Pour améliorer la sécurité des connecteurs, il est impératif d'intégrer un circuit HVIL (High-Voltage Interlock) et de se conformer aux exigences de conception de l'agence internationale de la sécurité en matière de connexions protégées contre les contacts. Un circuit HVIL est un circuit fermé séparé intégré à la conception du connecteur qui fait office de contact de précoupure. Lorsqu'un connecteur VE commence à se déconnecter, le circuit HVIL détecte ce mouvement et envoie aux composants électroniques de puissance un signal les invitant à décharger les tensions élevées présentes au niveau de la borne en-dessous de 60 V avant la déconnexion finale de la borne. Cette décharge doit généralement intervenir dans la demi-seconde qui suit la détection par le circuit HVIL de la perte de connexion à l'intérieur de l'unité électronique de puissance. Dans l'idéal, aucune tension élevée n'est ainsi présente au niveau des bornes VE lors de la séparation complète du connecteur.
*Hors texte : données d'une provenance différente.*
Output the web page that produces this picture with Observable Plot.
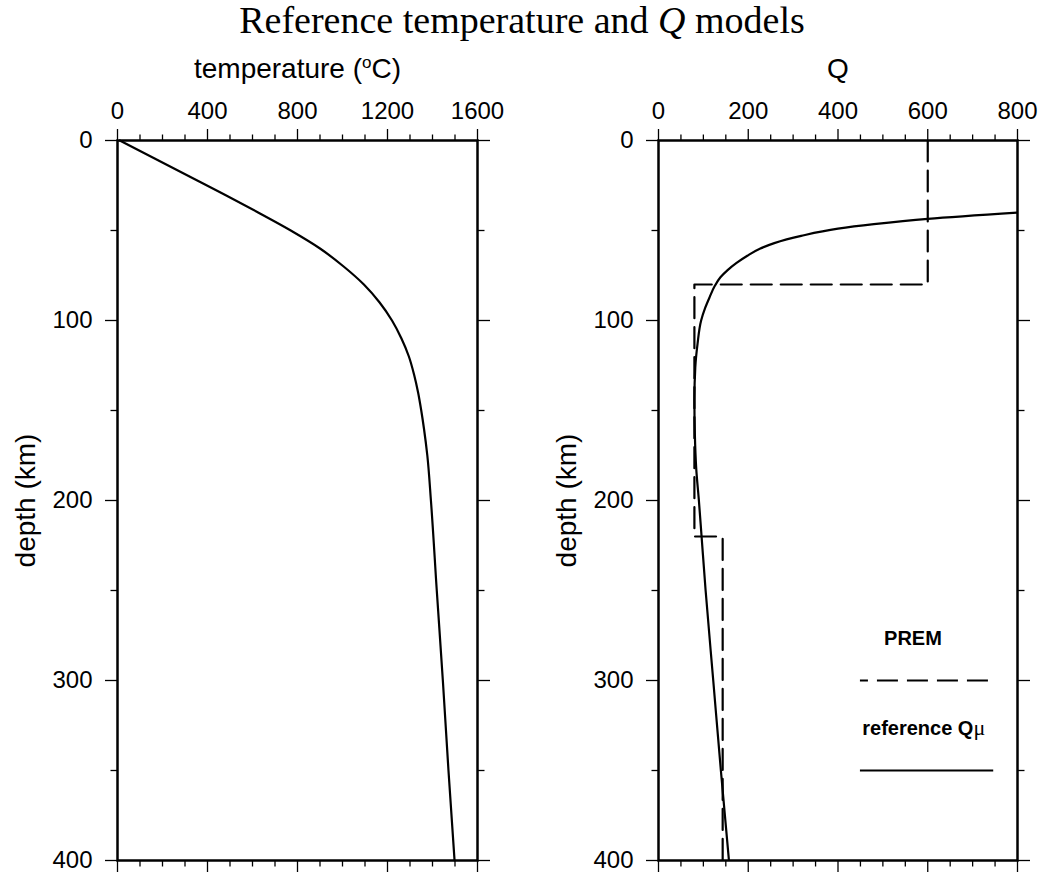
<!DOCTYPE html>
<html><head><meta charset="utf-8">
<script src="https://cdn.jsdelivr.net/npm/d3@7"></script>
<script src="https://cdn.jsdelivr.net/npm/@observablehq/plot@0.6"></script>
<style>
body{margin:0;background:#fff;}
#title{height:48px;font-family:'Liberation Serif','Times New Roman',serif;font-size:38px;line-height:38px;padding-top:1px;box-sizing:border-box;text-align:center;color:#000;white-space:nowrap;}
#row{display:flex;width:1044px;}
</style></head><body>
<div id="title">Reference temperature and <i>Q</i> models</div>
<div id="row"></div>
<script>
// ---- data ----
const tempDepth = [0, 10, 20, 30, 40, 50, 60, 70, 80, 90, 100, 110, 120, 130, 140, 150, 160, 175, 200, 250, 300, 350, 400];
const tempValue = [10, 165, 320, 475, 625, 770, 900, 1005, 1095, 1165, 1220, 1262, 1295, 1318, 1336, 1350, 1362, 1377, 1393, 1419, 1446, 1471, 1498];

const qRefDepth = [40, 43.5, 46.5, 49, 53, 57, 60, 64, 68, 72, 76, 81, 87, 93, 100, 113, 126, 144, 163, 182, 200, 220, 250, 300, 350, 400];
const qRefValue = [800, 600, 480, 400, 318, 258, 227, 198, 174, 154, 138, 125, 114, 104, 95, 87, 82, 80, 81, 84, 90, 96, 105, 122, 139, 157];

const premDepth = [0, 80, 80, 220, 220, 400];
const premQ = [600, 600, 80, 80, 143, 143];

const depthTicks = [0, 100, 200, 300, 400];
const depthMinor = [50, 150, 250, 350];
const tempTicks = [0, 400, 800, 1200, 1600];
const tempMinor = [100, 200, 300, 500, 600, 700, 900, 1000, 1100, 1300, 1400, 1500];
const qTicks = [0, 200, 400, 600, 800];
const qMinor = [50, 100, 150, 250, 300, 350, 450, 500, 550, 650, 700, 750];

const xLabelTemp = ["temperature (", "o", "C)"];
const xLabelQ = ["Q"];
const yLabel = "depth (km)";
const legendLabels = [["PREM"], ["reference Q", "\u03bc"]];

// ---- layout (not data) ----
const legendLayout = {titleQ: 567, titleDepth: 280, lineQ1: 450, lineQ2: 747, dashDepth: 300, labelQ: 454, labelDepth: 330, solidDepth: 350};

const tempRows = tempDepth.map((d, i) => ({depth: d, value: tempValue[i]}));
const qRefRows = qRefDepth.map((d, i) => ({depth: d, value: qRefValue[i]}));
const premRows = premDepth.map((d, i) => ({depth: d, value: premQ[i]}));

const noText = () => "";
const plain = d => String(d);

function axes(xTicks, xMinor, xLabel) {
  const common = {strokeWidth: 1.3};
  return [
    Plot.axisX({anchor: "top", ticks: xTicks, tickSize: 12, tickPadding: 10, tickFormat: plain, label: xLabel, labelAnchor: "center", labelOffset: 82, labelArrow: "none", ...common}),
    Plot.axisX({anchor: "top", ticks: xMinor, tickSize: 6.5, tickFormat: noText, label: null, ...common}),
    Plot.axisX({anchor: "bottom", ticks: xTicks, tickSize: 12, tickFormat: noText, label: null, ...common}),
    Plot.axisX({anchor: "bottom", ticks: xMinor, tickSize: 6.5, tickFormat: noText, label: null, ...common}),
    Plot.axisY({anchor: "left", ticks: depthTicks, tickSize: 12, tickPadding: 13, tickFormat: plain, label: yLabel, labelAnchor: "center", labelOffset: 102, labelArrow: "none", ...common}),
    Plot.axisY({anchor: "left", ticks: depthMinor, tickSize: 6.5, tickFormat: noText, label: null, ...common}),
    Plot.axisY({anchor: "right", ticks: depthTicks, tickSize: 12, tickFormat: noText, label: null, ...common}),
    Plot.axisY({anchor: "right", ticks: depthMinor, tickSize: 6.5, tickFormat: noText, label: null, ...common})
  ];
}

function panel({xDomain, xTicks, xMinor, xLabel, marginLeft, marginRight, marks}) {
  return Plot.plot({
    width: 522, height: 829,
    marginTop: 92, marginBottom: 17, marginLeft, marginRight,
    x: {domain: xDomain},
    y: {domain: [0, 400], reverse: true},
    style: {fontFamily: "'Liberation Sans', Arial, sans-serif", fontSize: "24px", color: "#000", background: "#fff", overflow: "visible"},
    marks: [...marks, ...axes(xTicks, xMinor, xLabel), Plot.frame({strokeWidth: 2.5})]
  });
}

function fixLabels(svg, xParts) {
  const s = d3.select(svg);
  const xl = s.select('g[aria-label="x-axis label"] text');
  xl.attr("font-size", 28).text(null);
  xl.append("tspan").text(xParts[0]);
  if (xParts.length > 1) {
    xl.append("tspan").attr("font-size", 17).attr("dy", -10).text(xParts[1]);
    xl.append("tspan").attr("dy", 10).text(xParts[2]);
  }
  s.select('g[aria-label="y-axis label"] text').attr("font-size", 28).text(yLabel);
}

const left = panel({
  xDomain: [0, 1600], xTicks: tempTicks, xMinor: tempMinor, xLabel: xLabelTemp.join(""),
  marginLeft: 117, marginRight: 45,
  marks: [Plot.line(tempRows, {x: "value", y: "depth", curve: "monotone-y", strokeWidth: 2.2, stroke: "#000"})]
});
fixLabels(left, xLabelTemp);

const right = panel({
  xDomain: [0, 800], xTicks: qTicks, xMinor: qMinor, xLabel: xLabelQ[0],
  marginLeft: 136, marginRight: 27,
  marks: [
    Plot.line(premRows, {x: "value", y: "depth", stroke: "#000", strokeWidth: 2.2, strokeDasharray: "21,9", clip: true}),
    Plot.line(qRefRows, {x: "value", y: "depth", curve: "monotone-y", stroke: "#000", strokeWidth: 2.2, clip: true}),
    Plot.text([legendLabels[0].join("")], {x: legendLayout.titleQ, y: legendLayout.titleDepth, text: d => d, fontWeight: "bold", fontSize: 20, textAnchor: "middle", lineAnchor: "bottom"}),
    Plot.ruleY([legendLayout.dashDepth], {x1: legendLayout.lineQ1, x2: legendLayout.lineQ2, stroke: "#000", strokeWidth: 2.2, strokeDasharray: "21,9", strokeDashoffset: 13}),
    Plot.text([legendLabels[1].join("")], {x: legendLayout.labelQ, y: legendLayout.labelDepth, text: d => d, fontWeight: "bold", fontSize: 20, textAnchor: "start", lineAnchor: "bottom", ariaLabel: "legend-qmu"}),
    Plot.ruleY([legendLayout.solidDepth], {x1: legendLayout.lineQ1, x2: legendLayout.lineQ2, stroke: "#000", strokeWidth: 2.2})
  ]
});
fixLabels(right, xLabelQ);

// make the mu glyph a plain (non-bold) symbol like the original
d3.select(right).selectAll("text").filter(function() { return this.textContent === legendLabels[1].join(""); }).each(function() {
  const t = d3.select(this);
  t.text(null);
  t.append("tspan").text(legendLabels[1][0]);
  t.append("tspan").attr("font-weight", "normal").attr("font-family", "'Liberation Serif', serif").attr("font-size", 22).text(legendLabels[1][1]);
});

document.getElementById("row").append(left, right);
</script>
</body></html>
À titre de mesure de sécurité secondaire, les conceptions mécaniques VE exigent un matériau d'isolation entre les contacts électriques et les interfaces humaines potentielles. Les dimensions mécaniques des matériaux sont si réduites qu'elles empêchent tout contact entre un doigt « standard » et la tension électrique au niveau de la borne, dans l'éventualité où des tensions dangereuses seraient malgré tout présentes. L'un des défis de la conception des connecteurs VE est la fabrication de protections isolantes autour des bornes suffisamment compactes pour protéger un doigt « standard », mais capables de loger des bornes métalliques suffisamment grandes pour assurer une conduction efficace d'un courant élevé lors de la connexion.